Stated exercise:
Copy out every line that contains "this".

# # # #

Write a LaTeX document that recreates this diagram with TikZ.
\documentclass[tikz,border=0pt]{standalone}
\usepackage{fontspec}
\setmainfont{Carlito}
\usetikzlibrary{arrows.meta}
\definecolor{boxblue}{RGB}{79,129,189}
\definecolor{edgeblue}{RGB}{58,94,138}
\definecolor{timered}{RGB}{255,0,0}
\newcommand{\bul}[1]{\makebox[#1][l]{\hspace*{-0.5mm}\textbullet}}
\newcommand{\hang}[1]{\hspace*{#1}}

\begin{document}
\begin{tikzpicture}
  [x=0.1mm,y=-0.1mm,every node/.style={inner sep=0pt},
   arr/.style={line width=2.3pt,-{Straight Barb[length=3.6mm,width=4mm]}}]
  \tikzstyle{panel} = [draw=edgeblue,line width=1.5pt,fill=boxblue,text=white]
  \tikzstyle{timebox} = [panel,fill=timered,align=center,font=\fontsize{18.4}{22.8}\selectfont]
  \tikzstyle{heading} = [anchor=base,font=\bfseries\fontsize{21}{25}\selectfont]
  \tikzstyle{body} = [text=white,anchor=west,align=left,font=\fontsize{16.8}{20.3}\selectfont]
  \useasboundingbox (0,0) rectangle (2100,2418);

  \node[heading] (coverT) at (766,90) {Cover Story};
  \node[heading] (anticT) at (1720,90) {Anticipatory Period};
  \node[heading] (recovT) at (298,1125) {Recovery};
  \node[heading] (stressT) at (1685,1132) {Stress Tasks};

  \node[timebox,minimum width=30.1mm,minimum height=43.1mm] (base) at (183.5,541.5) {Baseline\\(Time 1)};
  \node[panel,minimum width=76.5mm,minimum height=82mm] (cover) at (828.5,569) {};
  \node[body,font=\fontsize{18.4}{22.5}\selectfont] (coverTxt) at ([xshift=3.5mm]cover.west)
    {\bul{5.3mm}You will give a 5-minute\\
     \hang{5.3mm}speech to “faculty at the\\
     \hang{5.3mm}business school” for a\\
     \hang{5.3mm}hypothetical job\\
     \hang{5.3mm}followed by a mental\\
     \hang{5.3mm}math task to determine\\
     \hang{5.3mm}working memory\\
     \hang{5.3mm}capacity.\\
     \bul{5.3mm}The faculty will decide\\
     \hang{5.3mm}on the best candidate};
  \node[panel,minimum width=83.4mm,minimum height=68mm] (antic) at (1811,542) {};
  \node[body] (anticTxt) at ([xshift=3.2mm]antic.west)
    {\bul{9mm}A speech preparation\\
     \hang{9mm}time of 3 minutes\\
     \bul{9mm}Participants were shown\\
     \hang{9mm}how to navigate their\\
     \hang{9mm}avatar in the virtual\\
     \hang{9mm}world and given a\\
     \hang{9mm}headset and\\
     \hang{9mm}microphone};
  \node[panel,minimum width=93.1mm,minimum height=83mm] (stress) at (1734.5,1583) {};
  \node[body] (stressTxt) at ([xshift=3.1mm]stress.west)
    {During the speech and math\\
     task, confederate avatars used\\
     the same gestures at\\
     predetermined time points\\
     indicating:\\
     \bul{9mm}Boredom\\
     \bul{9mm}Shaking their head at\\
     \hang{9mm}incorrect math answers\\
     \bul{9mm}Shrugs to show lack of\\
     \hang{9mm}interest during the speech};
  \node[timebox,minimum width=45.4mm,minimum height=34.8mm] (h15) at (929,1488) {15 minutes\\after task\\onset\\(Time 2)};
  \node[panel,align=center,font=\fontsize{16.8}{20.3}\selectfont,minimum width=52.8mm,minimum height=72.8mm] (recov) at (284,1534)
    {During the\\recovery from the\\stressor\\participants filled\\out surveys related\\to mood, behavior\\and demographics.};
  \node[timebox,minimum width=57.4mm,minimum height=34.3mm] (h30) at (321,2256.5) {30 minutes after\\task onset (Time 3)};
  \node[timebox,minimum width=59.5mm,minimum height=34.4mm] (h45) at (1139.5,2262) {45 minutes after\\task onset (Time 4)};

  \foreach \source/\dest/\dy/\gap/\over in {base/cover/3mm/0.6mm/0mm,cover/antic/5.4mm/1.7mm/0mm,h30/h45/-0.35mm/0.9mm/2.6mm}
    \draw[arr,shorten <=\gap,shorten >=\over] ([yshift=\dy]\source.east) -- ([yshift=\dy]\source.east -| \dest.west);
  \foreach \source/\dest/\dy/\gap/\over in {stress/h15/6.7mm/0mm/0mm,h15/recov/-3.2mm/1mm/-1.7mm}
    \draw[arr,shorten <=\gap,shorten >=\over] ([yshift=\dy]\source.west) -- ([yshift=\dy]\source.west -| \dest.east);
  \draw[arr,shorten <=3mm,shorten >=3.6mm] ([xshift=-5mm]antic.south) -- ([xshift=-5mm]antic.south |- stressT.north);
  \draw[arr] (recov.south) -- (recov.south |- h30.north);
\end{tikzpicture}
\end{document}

# # # #

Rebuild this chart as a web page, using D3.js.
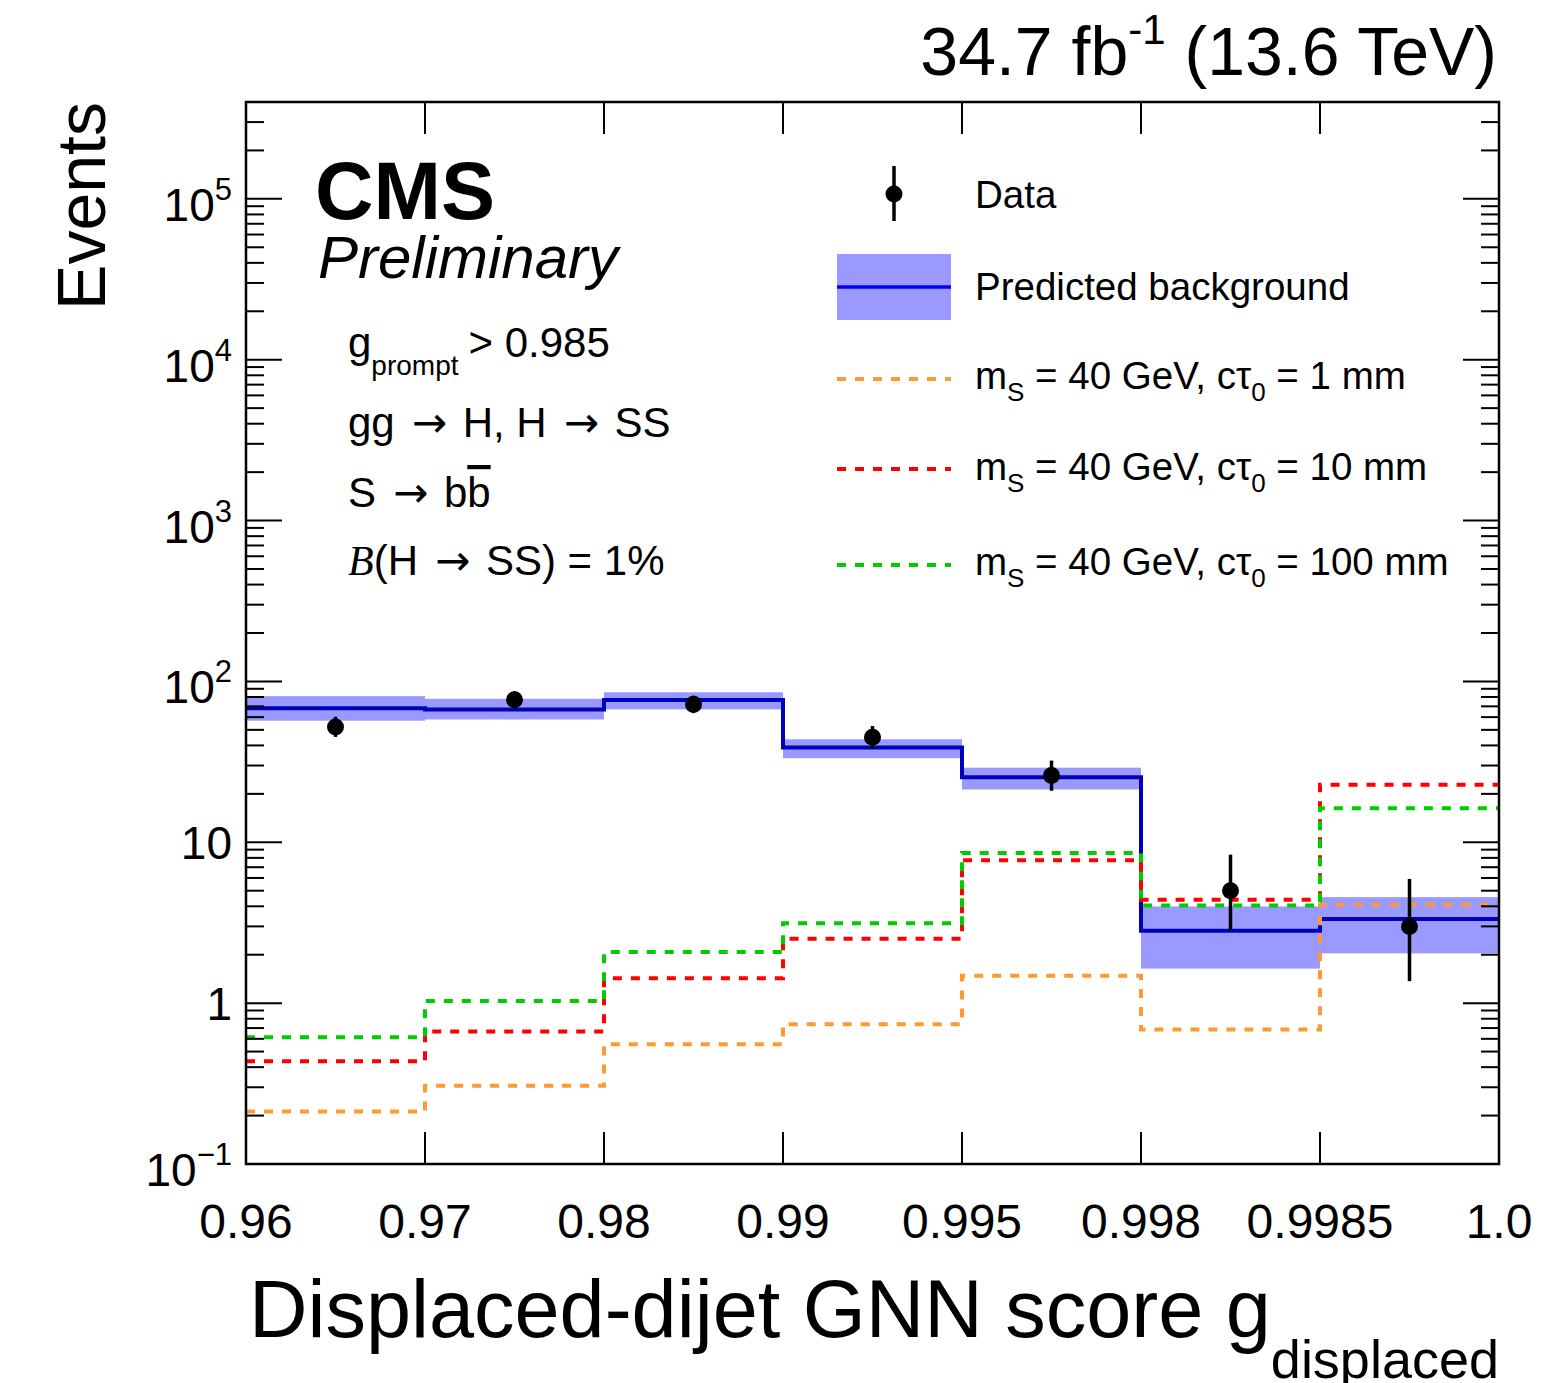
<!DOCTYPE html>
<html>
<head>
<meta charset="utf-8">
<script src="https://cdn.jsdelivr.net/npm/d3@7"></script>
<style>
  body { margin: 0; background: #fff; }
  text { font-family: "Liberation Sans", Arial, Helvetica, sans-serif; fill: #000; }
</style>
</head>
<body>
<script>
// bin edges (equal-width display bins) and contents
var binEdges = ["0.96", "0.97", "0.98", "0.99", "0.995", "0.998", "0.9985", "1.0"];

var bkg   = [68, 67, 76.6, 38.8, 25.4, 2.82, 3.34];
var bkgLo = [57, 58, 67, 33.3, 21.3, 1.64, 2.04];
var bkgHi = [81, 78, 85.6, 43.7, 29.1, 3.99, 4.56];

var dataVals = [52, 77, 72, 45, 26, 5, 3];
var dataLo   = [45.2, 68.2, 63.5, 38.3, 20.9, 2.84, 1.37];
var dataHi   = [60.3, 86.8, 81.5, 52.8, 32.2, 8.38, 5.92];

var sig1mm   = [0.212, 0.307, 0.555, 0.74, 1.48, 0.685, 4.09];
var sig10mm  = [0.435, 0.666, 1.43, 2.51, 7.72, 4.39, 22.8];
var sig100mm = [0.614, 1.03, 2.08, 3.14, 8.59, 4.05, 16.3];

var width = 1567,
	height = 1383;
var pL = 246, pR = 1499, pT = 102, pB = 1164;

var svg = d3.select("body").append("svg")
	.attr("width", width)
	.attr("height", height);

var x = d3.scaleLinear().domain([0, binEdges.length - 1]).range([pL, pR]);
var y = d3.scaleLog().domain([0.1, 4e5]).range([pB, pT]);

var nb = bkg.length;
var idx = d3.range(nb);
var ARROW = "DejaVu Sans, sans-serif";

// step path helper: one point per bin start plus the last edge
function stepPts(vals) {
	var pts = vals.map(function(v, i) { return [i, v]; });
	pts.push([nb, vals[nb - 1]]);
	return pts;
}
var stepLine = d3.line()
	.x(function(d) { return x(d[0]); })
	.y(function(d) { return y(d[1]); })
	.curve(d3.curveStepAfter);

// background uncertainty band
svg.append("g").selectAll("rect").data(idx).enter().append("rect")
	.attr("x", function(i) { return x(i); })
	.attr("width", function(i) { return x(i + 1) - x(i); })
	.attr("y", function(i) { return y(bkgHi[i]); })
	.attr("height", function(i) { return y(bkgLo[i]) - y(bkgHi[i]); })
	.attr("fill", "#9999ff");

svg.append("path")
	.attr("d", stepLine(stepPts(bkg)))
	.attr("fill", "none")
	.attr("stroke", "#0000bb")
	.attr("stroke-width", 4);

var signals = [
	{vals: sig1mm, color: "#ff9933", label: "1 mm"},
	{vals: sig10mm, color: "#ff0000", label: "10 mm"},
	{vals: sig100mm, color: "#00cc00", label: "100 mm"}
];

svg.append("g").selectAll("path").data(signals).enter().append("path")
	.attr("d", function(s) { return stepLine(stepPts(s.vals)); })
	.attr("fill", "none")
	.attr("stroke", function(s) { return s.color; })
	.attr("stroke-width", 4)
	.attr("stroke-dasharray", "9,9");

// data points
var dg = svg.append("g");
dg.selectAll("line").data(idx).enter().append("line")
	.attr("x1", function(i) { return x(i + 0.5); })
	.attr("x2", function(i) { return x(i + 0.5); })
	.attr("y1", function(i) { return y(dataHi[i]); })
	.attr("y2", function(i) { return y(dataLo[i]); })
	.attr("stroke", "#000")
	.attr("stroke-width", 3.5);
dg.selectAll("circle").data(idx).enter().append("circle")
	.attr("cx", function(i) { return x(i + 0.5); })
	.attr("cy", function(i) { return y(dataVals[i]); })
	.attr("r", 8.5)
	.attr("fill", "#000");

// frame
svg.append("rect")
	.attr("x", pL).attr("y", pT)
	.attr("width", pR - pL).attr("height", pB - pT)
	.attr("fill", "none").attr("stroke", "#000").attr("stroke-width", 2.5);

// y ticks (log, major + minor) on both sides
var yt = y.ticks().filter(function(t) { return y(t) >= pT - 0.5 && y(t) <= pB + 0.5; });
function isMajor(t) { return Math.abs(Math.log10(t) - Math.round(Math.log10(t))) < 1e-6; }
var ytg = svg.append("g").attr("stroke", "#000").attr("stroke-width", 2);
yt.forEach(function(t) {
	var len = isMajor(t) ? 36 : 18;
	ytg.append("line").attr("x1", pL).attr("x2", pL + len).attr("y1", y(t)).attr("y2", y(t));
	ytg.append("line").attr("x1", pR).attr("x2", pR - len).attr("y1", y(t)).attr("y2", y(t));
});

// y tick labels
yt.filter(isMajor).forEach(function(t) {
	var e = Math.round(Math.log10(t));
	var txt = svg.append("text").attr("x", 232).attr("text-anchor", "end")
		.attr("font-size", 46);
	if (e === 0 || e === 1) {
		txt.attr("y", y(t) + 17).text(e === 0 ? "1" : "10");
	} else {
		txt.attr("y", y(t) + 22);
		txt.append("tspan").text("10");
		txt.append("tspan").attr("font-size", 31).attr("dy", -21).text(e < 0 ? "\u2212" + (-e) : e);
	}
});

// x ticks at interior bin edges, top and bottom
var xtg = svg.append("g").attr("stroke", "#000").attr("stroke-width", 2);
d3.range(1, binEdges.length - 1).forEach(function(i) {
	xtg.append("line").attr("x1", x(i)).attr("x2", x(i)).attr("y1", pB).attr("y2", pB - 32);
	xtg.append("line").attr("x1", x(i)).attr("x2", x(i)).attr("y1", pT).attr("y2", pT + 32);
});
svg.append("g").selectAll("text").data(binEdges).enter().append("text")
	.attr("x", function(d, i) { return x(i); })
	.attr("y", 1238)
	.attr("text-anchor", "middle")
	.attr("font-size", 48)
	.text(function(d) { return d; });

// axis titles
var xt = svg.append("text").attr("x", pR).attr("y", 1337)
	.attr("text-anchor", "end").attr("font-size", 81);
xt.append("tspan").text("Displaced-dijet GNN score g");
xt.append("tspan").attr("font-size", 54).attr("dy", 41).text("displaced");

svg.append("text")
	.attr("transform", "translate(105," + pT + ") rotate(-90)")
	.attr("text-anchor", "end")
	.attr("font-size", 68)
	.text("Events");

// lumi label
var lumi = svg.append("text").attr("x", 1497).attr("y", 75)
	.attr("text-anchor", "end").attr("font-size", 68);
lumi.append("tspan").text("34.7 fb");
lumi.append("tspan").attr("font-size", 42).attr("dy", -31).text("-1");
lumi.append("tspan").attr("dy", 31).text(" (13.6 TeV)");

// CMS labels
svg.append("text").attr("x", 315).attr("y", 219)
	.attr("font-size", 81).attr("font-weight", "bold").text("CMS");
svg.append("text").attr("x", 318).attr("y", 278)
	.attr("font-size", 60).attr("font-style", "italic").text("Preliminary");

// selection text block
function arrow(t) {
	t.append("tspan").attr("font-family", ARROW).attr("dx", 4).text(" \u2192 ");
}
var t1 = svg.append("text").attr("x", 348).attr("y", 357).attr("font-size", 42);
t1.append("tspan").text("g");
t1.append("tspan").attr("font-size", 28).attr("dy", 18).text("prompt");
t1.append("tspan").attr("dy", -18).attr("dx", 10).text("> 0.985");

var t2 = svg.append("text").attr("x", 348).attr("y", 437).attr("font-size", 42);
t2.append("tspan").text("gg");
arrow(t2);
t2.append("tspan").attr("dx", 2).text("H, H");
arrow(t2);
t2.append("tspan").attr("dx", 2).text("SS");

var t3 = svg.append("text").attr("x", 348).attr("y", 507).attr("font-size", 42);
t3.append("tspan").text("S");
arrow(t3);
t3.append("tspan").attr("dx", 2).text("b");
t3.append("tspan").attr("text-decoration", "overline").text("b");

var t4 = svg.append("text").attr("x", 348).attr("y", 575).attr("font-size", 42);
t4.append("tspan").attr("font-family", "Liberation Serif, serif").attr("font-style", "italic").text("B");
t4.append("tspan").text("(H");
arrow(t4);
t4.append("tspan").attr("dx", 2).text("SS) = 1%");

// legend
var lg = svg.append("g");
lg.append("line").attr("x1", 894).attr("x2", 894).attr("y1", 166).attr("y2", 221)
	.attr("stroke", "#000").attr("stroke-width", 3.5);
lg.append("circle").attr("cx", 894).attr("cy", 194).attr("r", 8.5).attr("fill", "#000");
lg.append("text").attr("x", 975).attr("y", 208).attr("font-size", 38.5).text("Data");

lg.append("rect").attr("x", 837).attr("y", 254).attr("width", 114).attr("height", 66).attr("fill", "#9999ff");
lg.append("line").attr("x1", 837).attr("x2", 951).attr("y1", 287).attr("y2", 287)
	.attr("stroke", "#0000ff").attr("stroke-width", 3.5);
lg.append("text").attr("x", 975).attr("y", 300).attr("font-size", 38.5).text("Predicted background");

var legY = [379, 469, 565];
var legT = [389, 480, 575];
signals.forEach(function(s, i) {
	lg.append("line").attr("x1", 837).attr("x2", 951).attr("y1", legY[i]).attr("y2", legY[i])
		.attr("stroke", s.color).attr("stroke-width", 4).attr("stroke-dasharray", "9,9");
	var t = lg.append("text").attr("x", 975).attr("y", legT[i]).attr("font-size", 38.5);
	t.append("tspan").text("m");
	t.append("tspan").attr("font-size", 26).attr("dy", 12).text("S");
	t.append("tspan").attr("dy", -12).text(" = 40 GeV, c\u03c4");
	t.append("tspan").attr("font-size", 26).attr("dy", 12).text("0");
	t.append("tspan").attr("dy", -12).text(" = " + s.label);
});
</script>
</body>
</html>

# # # #

Exercise output:
Write a LaTeX document that recreates this diagram with TikZ.
Rebuild this chart as a web page, using D3.js.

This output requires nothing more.